In Germany, cement deliveries were 5.9 per cent lower at 5.49Mt, which represents an underlying decline of around 13 per cent.  Turnover rose by 10.1 per cent to €638m and the EBITDA more than doubled from €40 to €82, while at the trading level there was a €60m swing from losses into a profit of €32m.  A further price increase of €9.50 per tonne has been announced from the beginning of next year. 


The western European division saw turnover decline by 4.1 per cent to €699m, with the EBITDA being down by 6.3 per cent to €126m.  Cement deliveries were 2.3 per cent lower at 6.52Mt, with stable volumes in Great Britain and all of the drop occurring in The Netherlands and Belgium where the impact of Westphalian imports was being felt, though these pressures began to reduce in the third quarter.  

In northern Europe, domestic cement demand was strong, with increases of 28 per cent in Estonia/Russia and 8 per cent in Norway/Sweden.  However, because of kilns at Brevik and Slite being out of production for some of the time, export volumes dropped by 25.8 per cent to 1.28Mt while domestic deliveries were 12.0 per cent higher at 2.71Mt.  The turnover was off by 8.0 per cent at €512m while the EBITDA fell by 16.2 per cent to €61m.

 Eastern European cement deliveries amounted to 7.62Mt, an underlying improvement of around 11 per cent, helped by increases of 19
 per cent in Romania and of 16 per cent in Poland.  Both prices and volumes improved in the Ukraine, but Hungarian shipments were lower because of reduced exports.  Turnover rose by 3.7 per cent to €498m and the EBITDA advanced by 18.6 per cent to €159m. 

In North American, volumes were held back by a shortage of shipping capacity, but cement sales from the local plants rose by 7.3 per cent to 10.05Mt and imports added a further 20 per cent to volumes.  Higher shipping costs and a weaker US dollar also hit the numbers, with turnover just 0.59 per cent higher at €1289m but the EBITDA rising by 5.5 per cent to €240m. Cement demand rose in the group’s US markets and in British Columbia, but was slightly lower in the Canadian Prairies. 

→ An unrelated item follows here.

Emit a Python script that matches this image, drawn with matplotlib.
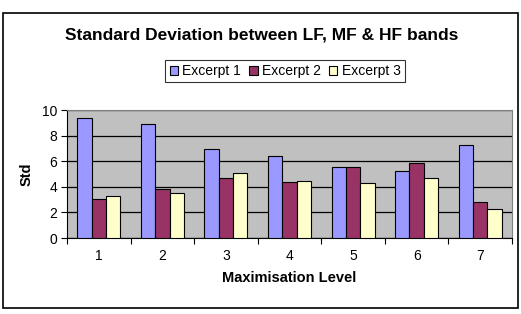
import numpy as np
import matplotlib.pyplot as plt
from matplotlib.patches import Rectangle

plt.rcParams['font.family'] = ['Liberation Sans', 'DejaVu Sans']

levels = ['1', '2', '3', '4', '5', '6', '7']
excerpt1 = [9.35, 8.88, 6.92, 6.42, 5.56, 5.25, 7.26]
excerpt2 = [3.03, 3.79, 4.65, 4.39, 5.56, 5.83, 2.85]
excerpt3 = [3.29, 3.53, 5.07, 4.49, 4.31, 4.65, 2.30]
series_names = ['Excerpt 1', 'Excerpt 2', 'Excerpt 3']
colors = ['#9999FF', '#993366', '#FFFFCC']

fig = plt.figure(figsize=(5.21, 3.14), dpi=100)
ax = fig.add_axes([67 / 521, 1 - 238 / 314, 445 / 521, 128 / 314])

# outer chart border
fig.patches.append(Rectangle((3 / 521, 1 - 308 / 314), 515 / 521, 295 / 314,
                             transform=fig.transFigure, fill=False,
                             edgecolor='black', linewidth=1.2))

x = np.arange(len(levels))
w = 0.225
for i, (vals, name) in enumerate(zip([excerpt1, excerpt2, excerpt3], series_names)):
    ax.bar(x + (i - 1) * w, vals, w, color=colors[i], edgecolor='black',
           linewidth=0.8, label=name, zorder=3)

ax.set_facecolor('#C0C0C0')
ax.set_xlim(-0.5, len(levels) - 0.5)
ax.set_ylim(0, 10)
ax.set_yticks([0, 2, 4, 6, 8, 10])
ax.yaxis.grid(True, color='black', linewidth=0.9, zorder=1)
ax.set_axisbelow(True)

ax.set_xticks(x)
ax.set_xticklabels(levels)
ax.set_xticks(np.arange(-0.5, len(levels)), minor=True)
ax.tick_params(axis='x', which='major', length=0, pad=8, labelsize=10)
ax.tick_params(axis='x', which='minor', length=4, direction='out', width=0.8)
ax.tick_params(axis='y', length=4, width=0.8, labelsize=10, pad=3)

for s in ['top', 'right']:
    ax.spines[s].set_color('#808080')
for s in ['left', 'bottom']:
    ax.spines[s].set_color('black')

ax.set_xlabel('Maximisation Level', fontsize=10.5, fontweight='bold', labelpad=6)
ax.set_ylabel('Std', fontsize=10.5, fontweight='bold', labelpad=6)

fig.text(262 / 521, 1 - 35 / 314, 'Standard Deviation between LF, MF & HF bands',
         ha='center', va='center', fontsize=12.5, fontweight='bold')

leg = fig.legend(loc='center', bbox_to_anchor=(285 / 521, 1 - 71 / 314), ncol=3,
                 fontsize=10, frameon=True, fancybox=False, edgecolor='black',
                 handlelength=0.6, handleheight=0.6, handletextpad=0.3,
                 columnspacing=0.6, borderpad=0.3, borderaxespad=0)
leg.get_frame().set_linewidth(0.8)

fig.savefig('out.png', dpi=100)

 Thanks to the inclusion of the Indonesian and Chinese businesses, cement volumes in the Far East rose ten fold to 11.2Mt and Indocement increased its volumes by 10.7 per cent to 9.3Mt.  In Africa and Turkey, volumes were 0.5Mt higher at 4.6Mt.  All of that increase came from Africa, where, on average, volumes were 12 per cent higher, with the strongest increases coming from Congo, Sierra Leone and Ghana.  Akçansa in Turkey shipped four per cent less cement and clinker, all of it the result of reduced exports, as domestic deliveries were substantially higher.  Area turnover emerged 94.6 per cent higher at €739m, with the EBITDA jumping from €97m to €152m, of which the Far East contributed some 65 per cent, Africa 24 per cent and Turkey 11 per cent.